- Directed by: Byron Hurt
- Written by: Byron Hurt
- Produced by: Byron Hurt and Sabrina Schmidt Gordon
- Starring: Busta Rhymes; Chuck D; Clipse; Doug E. Fresh; Fat Joe; Jadakiss; M-1; Mos Def; Talib Kweli;
- Cinematography: Bill Winters
- Edited by: Sabrina Schmidt Gordon
- Release dates: January 24, 2006 (Sundance Film Festival); February 20, 2007 (PBS);
- Running time: 56 minutes
- Country: United States
- Language: English

= Hip-Hop: Beyond Beats and Rhymes =

Hip-Hop: Beyond Beats and Rhymes is a 2006 documentary film written, produced, and directed by Byron Hurt. The documentary explores the issues of masculinity, violence, homophobia, and sexism in hip hop music and culture, through interviews with artists, academics, and fans. Hurt's activism in gender issues and his love of hip-hop caused him to feel what he described as a sense of hypocrisy, and began working on the film. The premiere of the film took place at the Sundance Film Festival, and was welcomed by a standing ovation. It has also won Best Documentary at the San Francisco Black Film Festival and the Audience Award at the Roxbury Film Festival. On February 20, 2007 the film aired on the PBS Emmy-winning documentary series, Independent Lens.

==Interviews==
The film features interviews with many hip-hop artists including Busta Rhymes, Chuck D, Clipse, Doug E. Fresh, Fat Joe, Jadakiss, M-1, Tim'm West, Mos Def, and Talib Kweli. Hip-Hop: Beyond Beats and Rhymes also features academics such as Dr. James Peterson of Pennsylvania State University, Professor William Jelani Cobb of Spelman College, and Michael Eric Dyson of the University of Pennsylvania. Activists, journalists and poets such as Kevin Powell, Sarah Jones, and the Hip Hop Minister Conrad Tillard are also interviewed.

==Noted moments==
Of the one-hour documentary, media outlets largely focused on three specific interviews:

Interviews with students of Spelman College regarding a protest against the appearance of Rapper Nelly, who originally contacted the school to have a bone marrow drive take place on campus. The student body asked the rapper to hold a forum to discuss his video "Tip Drill," in which he is seen sliding a credit card down the back side of a woman. In response, the rapper canceled plans to hold the bone marrow drive at the school.

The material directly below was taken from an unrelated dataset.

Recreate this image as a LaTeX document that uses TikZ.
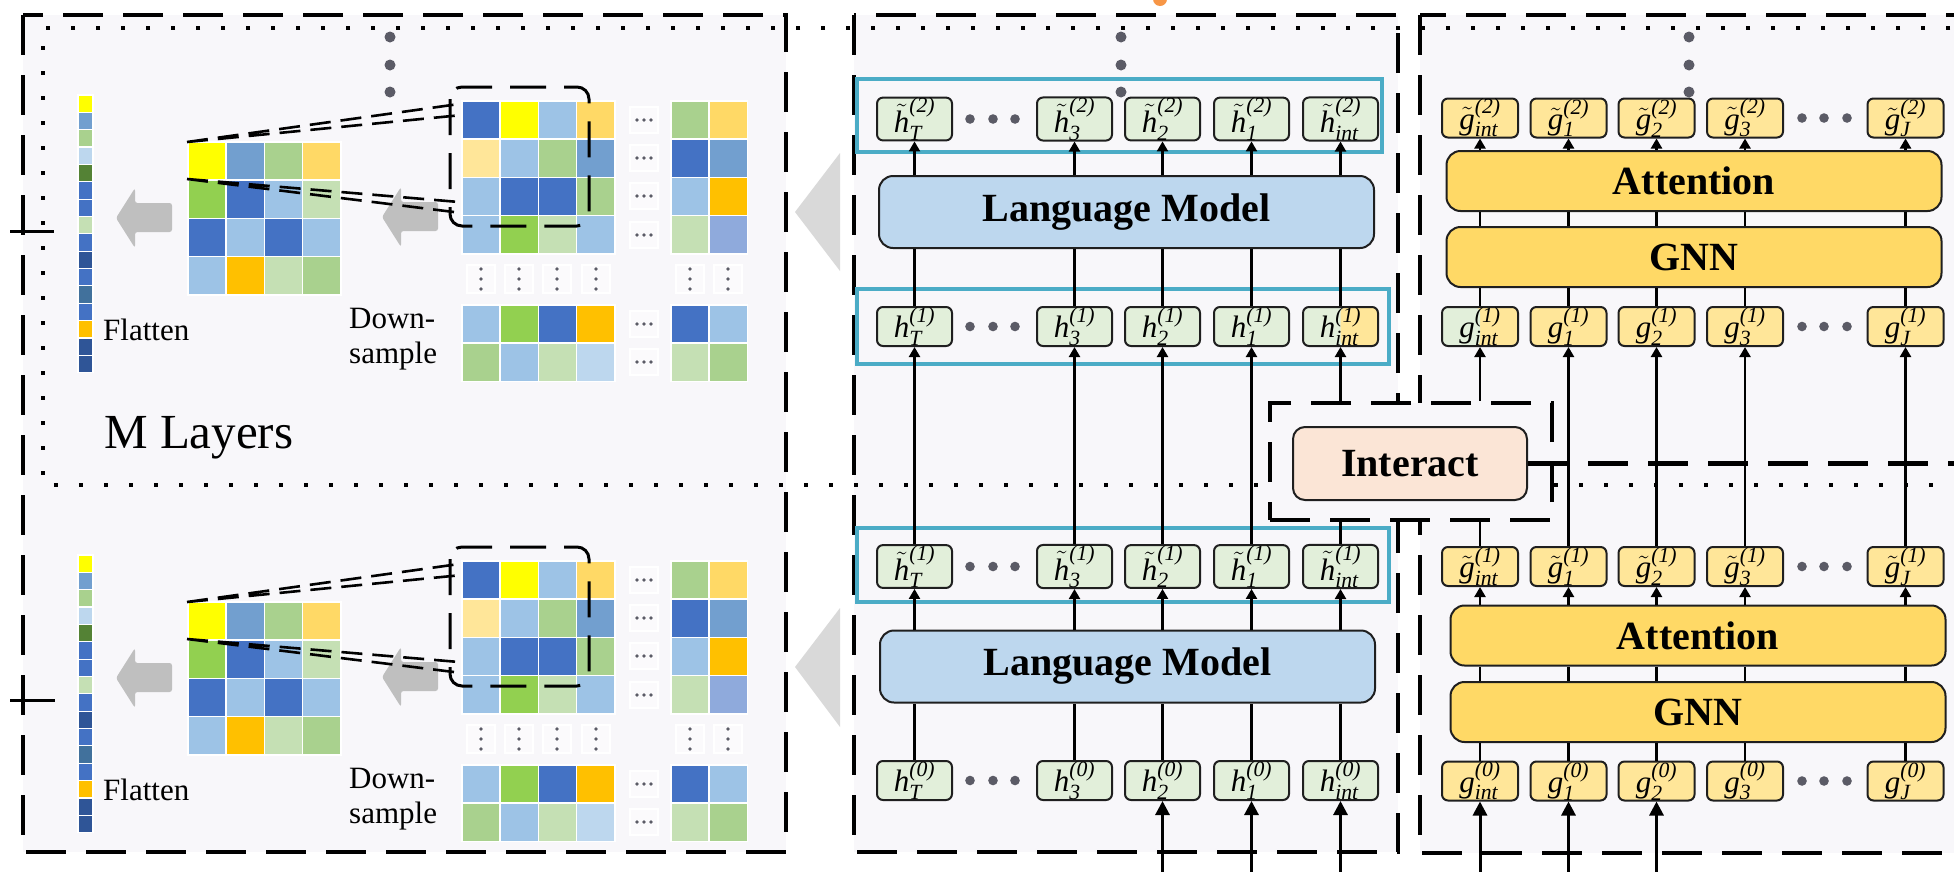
\RequirePackage{fix-cm}
\documentclass[tikz,border=0pt]{standalone}
\usepackage{amsmath}
\usepackage{fontspec}
\setmainfont{Liberation Serif}
\usetikzlibrary{arrows.meta}

% panel and box colours
\definecolor{bgl}{HTML}{F8F7FA}
\definecolor{tokg}{HTML}{E2EFDA}
\definecolor{toky}{HTML}{FFE699}
\definecolor{lmb}{HTML}{BDD7EE}
\definecolor{gold}{HTML}{FFD966}
\definecolor{peach}{HTML}{FBE5D6}
\definecolor{cyanb}{HTML}{4BACC6}
\definecolor{dotg}{HTML}{5B5B66}
\definecolor{arrg}{HTML}{BFBFBF}
\definecolor{trig}{HTML}{D9D9D9}
\definecolor{orng}{HTML}{F79646}
% feature-map cell colours
\definecolor{cY}{HTML}{FFFF00}
\definecolor{cB}{HTML}{4472C4}
\definecolor{cLB}{HTML}{9DC3E6}
\definecolor{cXB}{HTML}{BDD7EE}
\definecolor{cSB}{HTML}{729FCF}
\definecolor{cG}{HTML}{92D050}
\definecolor{cLG}{HTML}{A9D18E}
\definecolor{cXG}{HTML}{C5E0B4}
\definecolor{cGo}{HTML}{FFD966}
\definecolor{cLGo}{HTML}{FFE699}
\definecolor{cO}{HTML}{FFC000}
\definecolor{cDG}{HTML}{548235}
\definecolor{cDB}{HTML}{2F5597}
\definecolor{cTB}{HTML}{41719C}
\definecolor{cPB}{HTML}{8FAADC}

\newcommand\tkfont{\fontsize{31}{33}\selectfont}
\newcommand\tkv[3]{$\text{\itshape #1}^{\text{\itshape (#3)}}_{\text{\itshape #2}}$}
\newcommand\tkt[3]{$\tilde{\text{\itshape #1}}^{\text{\itshape (#3)}}_{\text{\itshape #2}}$}

\tikzset{
  panelline/.style={line width=4.5pt, dash pattern=on 40pt off 20pt},
  loopline/.style={line width=4pt, dash pattern=on 4pt off 21pt},
  winline/.style={line width=3pt, dash pattern=on 36pt off 18pt},
  projline/.style={line width=2.6pt, dash pattern=on 21pt off 10pt},
  tkg/.style={draw=black!88, line width=2pt, rounded corners=6pt, fill=tokg,
    minimum width=75pt, minimum height=39pt, inner sep=0pt, font=\tkfont},
  tky/.style={tkg, fill=toky, minimum width=76pt},
  halfy/.style={path picture={\fill[toky] (path picture bounding box.south) rectangle (path picture bounding box.north east);}},
  halfg/.style={path picture={\fill[tokg] (path picture bounding box.south west) rectangle (path picture bounding box.north);}},
  bigbox/.style={draw=black!88, line width=2pt, rounded corners=14pt, inner sep=0pt,
    font=\fontsize{40}{44}\selectfont\bfseries},
  lmbox/.style={bigbox, fill=lmb, minimum width=495pt, minimum height=72pt},
  gbox/.style={bigbox, fill=gold, minimum width=495pt, minimum height=60pt},
  up/.style={line width=2.2pt, -{Triangle[length=10pt,width=11pt]}},
  link/.style={line width=2.2pt},
  inarrow/.style={line width=3pt, -{Triangle[length=14pt,width=14pt]}},
  lbl/.style={inner sep=0pt, font=\fontsize{31}{34}\selectfont},
}

% one row of square cells, left edge #1, top edge #2
\newcommand\cellrow[3]{%
  \foreach \cc [count=\ii from 0] in {#3}
    \filldraw[fill=\cc, draw=white, line width=1.6pt] ({#1+\ii*38.2},{#2}) rectangle ++(38.2,38.2);}
% small box holding a horizontal ellipsis
\newcommand\hdotbox[2]{%
  \filldraw[fill=white!40!bgl, draw=white, line width=1.5pt] ({#1-14},{#2-13}) rectangle ({#1+14},{#2+13});
  \foreach \kk in {-7,0,7} \fill[dotg] ({#1+\kk},{#2}) circle (1.9pt);}
% small box holding a vertical ellipsis
\newcommand\vdotbox[2]{%
  \filldraw[fill=white!40!bgl, draw=white, line width=1.5pt] ({#1-14},{#2-14}) rectangle ({#1+14},{#2+14});
  \foreach \kk in {-10,0,10} \fill[dotg] ({#1},{#2+\kk}) circle (1.9pt);}
% grey block arrow pointing left, tip at (#1,#2)
\newcommand\blockarrow[2]{%
  \fill[arrg, rounded corners=2.5pt] (#1,#2) -- ({#1+19},{#2-30}) -- ({#1+19},{#2-15}) -- ({#1+56},{#2-15})
    -- ({#1+56},{#2+14}) -- ({#1+19},{#2+14}) -- ({#1+19},{#2+30}) -- cycle;}

% feature map, down-sampling and flattening of one layer
\newcommand\featlayer[2]{%
\begin{scope}[shift={(0,#1)}]
  \foreach \cc [count=\ii from 0] in {cY,cSB,cLG,cXB,cDG,cB,cB,cXG,cB,cDB,cB,cTB,cB,cO,cDB,cDB}
    \filldraw[fill=\cc, draw=white, line width=1.2pt] (78,{95+\ii*17.35}) rectangle ++(15,17.35);
  \node[lbl, anchor=base west] (flat#2) at (103,340) {Flatten};
  \blockarrow{116}{218}
  \cellrow{188}{142}{cY,cSB,cLG,cGo}
  \cellrow{188}{180.2}{cG,cB,cLB,cXG}
  \cellrow{188}{218.4}{cB,cLB,cB,cLB}
  \cellrow{188}{256.6}{cLB,cO,cXG,cLG}
  \blockarrow{382}{217}
  \node[lbl, anchor=base west] (down#2) at (349,328) {Down-};
  \node[lbl, anchor=base west] (samp#2) at (349,363) {sample};
  \cellrow{462}{101}{cB,cY,cLB,cGo}
  \cellrow{462}{139.2}{cLGo,cLB,cLG,cSB}
  \cellrow{462}{177.4}{cLB,cB,cB,cLG}
  \cellrow{462}{215.6}{cLB,cG,cXG,cLB}
  \cellrow{671}{101}{cLG,cGo}
  \cellrow{671}{139.2}{cB,cSB}
  \cellrow{671}{177.4}{cLB,cO}
  \cellrow{671}{215.6}{cXG,cPB}
  \cellrow{462}{305}{cLB,cG,cB,cO}
  \cellrow{462}{343.2}{cLG,cLB,cXG,cXB}
  \cellrow{671}{305}{cB,cLB}
  \cellrow{671}{343.2}{cXG,cLG}
  \foreach \yy in {120,158,196,235,324,362} {\hdotbox{644}{\yy}}
  \foreach \xx in {481,519,557,596,690,728} {\vdotbox{\xx}{279}}
  \draw[winline, rounded corners=12pt] (450,87) rectangle (589,226);
  \draw[projline] (187,142) -- (459,104) (187,142) -- (462,115)
                  (187,179) -- (459,202) (187,179) -- (462,213);
\end{scope}}

\begin{document}
\begin{tikzpicture}[x=1pt, y=-1pt]
\useasboundingbox (0,0) rectangle (1954,871);
\fill[white] (0,0) rectangle (1954,871);
\coordinate (bottomedge) at (0,873);
\coordinate (farright) at (1962,463.5);

% panel backgrounds
\fill[bgl] (23,15) rectangle (786,852);
\fill[bgl] (854,15) rectangle (1398,852);
\fill[bgl] (1420,15) rectangle (1975,853);

% dotted loop frame of the M layers
\draw[loopline] (1975,28) -- (43,28) -- (43,485) -- (1975,485);

% dashed panel frames
\draw[panelline] (23,15) rectangle (786,852);
\draw[panelline] (854,15) rectangle (1398,852);
\draw[panelline] (1420,15) rectangle (1975,853);

\fill[orng] (1160,-1) circle (7pt);

% interaction block between the two branches
\node[draw, panelline, fill=bgl, minimum width=282pt, minimum height=117pt, inner sep=0pt] (intframe) at (1411,461.5) {};
\node[bigbox, fill=peach, minimum width=234pt, minimum height=73pt, rounded corners=12pt] (intbox) at (1410,463.5) {Interact};
\draw[panelline] (intbox.east) -- (farright);

% left side ticks
\draw[line width=3pt] (10,231) -- (54,231);
\draw[line width=3pt] (10,700) -- (55,700);

% vision branch
\featlayer{0}{a}
\featlayer{460}{b}
\node[inner sep=0pt, anchor=base west, font=\fontsize{49}{55}\selectfont] (mlay) at (104,448) {M Layers};

% hand-over triangles
\fill[trig] (795,212) -- (840,153) -- (840,271) -- cycle;
\fill[trig] (795,667) -- (840,608) -- (840,727) -- cycle;

% vertical ellipses above each branch
\foreach \xx in {390,1121,1689} \foreach \yy in {37,65,92} \fill[dotg] (\xx,\yy) circle (5.5pt);

% language branch
\draw[cyanb, line width=4pt] (857,79) rectangle (1382,152);
\draw[cyanb, line width=4pt] (857,289) rectangle (1389,364);
\draw[cyanb, line width=4pt] (857,528) rectangle (1389,602);

\node[lmbox] (lm1) at (1126.5,212) {Language Model};
\node[lmbox] (lm0) at (1127.5,666.5) {Language Model};

\foreach \xx/\ss in {914.5/T,1074.5/3,1162.5/2,1251.5/1,1340.5/int} {
  \node[tkg] (ht2\ss) at (\xx,119) {\tkt{h}{\ss}{2}};
  \node[tkg] (ht1\ss) at (\xx,566.5) {\tkt{h}{\ss}{1}};
  \node[tkg] (h0\ss) at (\xx,780.5) {\tkv{h}{\ss}{0}};
}
\foreach \xx/\ss in {914.5/T,1074.5/3,1162.5/2,1251.5/1} {
  \node[tkg] (h1\ss) at (\xx,326.5) {\tkv{h}{\ss}{1}};
}
\node[tkg, halfy] (h1int) at (1340.5,326.5) {\tkv{h}{int}{1}};

\foreach \ss in {T,3,2,1,int} {
  \draw[up] (ht2\ss |- lm1.north) -- (ht2\ss.south);
  \draw[link] (h1\ss.north) -- (h1\ss |- lm1.south);
  \draw[up] (ht1\ss |- lm0.north) -- (ht1\ss.south);
  \draw[link] (h0\ss.north) -- (h0\ss |- lm0.south);
}
\foreach \ss in {T,3,2,1} \draw[up] (ht1\ss.north) -- (h1\ss.south);
\draw[up] (h1int |- intframe.north) -- (h1int.south);
\draw[link] (ht1int.north) -- (ht1int |- intframe.south);
\foreach \ss in {2,1,int} \draw[inarrow] (h0\ss |- bottomedge) -- (h0\ss.south);

\foreach \yy in {119,326.5,566.5,780.5} \foreach \xx in {970,993,1015} \fill[dotg] (\xx,\yy) circle (4.8pt);

% graph branch
\node[gbox] (att1) at (1694,181) {Attention};
\node[gbox] (gnn1) at (1694,257) {GNN};
\node[gbox] (att0) at (1698,635.5) {Attention};
\node[gbox] (gnn0) at (1698,712) {GNN};

\foreach \xx/\ss in {1480/int,1568.5/1,1656.5/2,1745/3,1905.5/J} {
  \node[tky] (gt2\ss) at (\xx,118) {\tkt{g}{\ss}{2}};
  \node[tky] (gt1\ss) at (\xx,566.5) {\tkt{g}{\ss}{1}};
  \node[tky] (g0\ss) at (\xx,781) {\tkv{g}{\ss}{0}};
}
\foreach \xx/\ss in {1568.5/1,1656.5/2,1745/3,1905.5/J} {
  \node[tky] (g1\ss) at (\xx,326.5) {\tkv{g}{\ss}{1}};
}
\node[tky, halfg] (g1int) at (1480,326.5) {\tkv{g}{int}{1}};

\foreach \ss in {int,1,2,3,J} {
  \draw[up] (gt2\ss |- att1.north) -- (gt2\ss.south);
  \draw[link] (g1\ss |- gnn1.north) -- (g1\ss |- att1.south);
  \draw[link] (g1\ss.north) -- (g1\ss |- gnn1.south);
  \draw[up] (gt1\ss |- att0.north) -- (gt1\ss.south);
  \draw[link] (g0\ss |- gnn0.north) -- (g0\ss |- att0.south);
  \draw[link] (g0\ss.north) -- (g0\ss |- gnn0.south);
}
\foreach \ss in {1,2,3,J} \draw[up] (gt1\ss.north) -- (g1\ss.south);
\draw[up] (g1int |- intframe.north) -- (g1int.south);
\draw[link] (gt1int.north) -- (gt1int |- intframe.south);
\foreach \ss in {int,1,2} \draw[inarrow] (g0\ss |- bottomedge) -- (g0\ss.south);

\foreach \yy in {118,326.5,566.5,781} \foreach \xx in {1802,1824,1847} \fill[dotg] (\xx,\yy) circle (4.8pt);
\end{tikzpicture}
\end{document}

An interview with Rapper Busta Rhymes in which the rapper walked out when confronted with a question about homophobia in the rap community. Rhymes is quoted as saying: "I can't partake in that conversation," followed by, "With all due respect, I ain't trying to offend nobody. . . What I represent culturally doesn't condone [homosexuality] whatsoever." When asked if the hip-hop culture would ever accept a homosexual rapper, Busta Rhymes then exited the interview.

To reveal the effect of the commodification of women in hip-hop, Hurt interviewed concertgoers at the BET Spring Fling in Daytona, FL. Hurt was appalled by the actions of black youth at the concert, who were indiscreetly touching and taking videos of women. One young man that was interviewed commented that "Look how they dress” to justify the actions of the men at the event. In this segment of the documentary, Byron claims that the objectification of women in hip-hop lyrics and music videos has taught young men to view women as sex objects for their own personal pleasure.

Many media outlets focused on the interview with activist and rapper, Chuck D of the rap group Public Enemy. The rapper was quoted as stating: "BET is the cancer of black manhood in the world, because they have one-dimensionalized us and commodified us into being a one-trick image. We're [shown] throwing money at the camera; we're flashing jewelry that could give a town in Africa water. We got $160 million contracts, 'cuz we got happy niggas." The rapper also stated a link existed between the sales of hip-hop music to young white Americans, and the amount of pressure on black artists to create more of that content: sex and violence.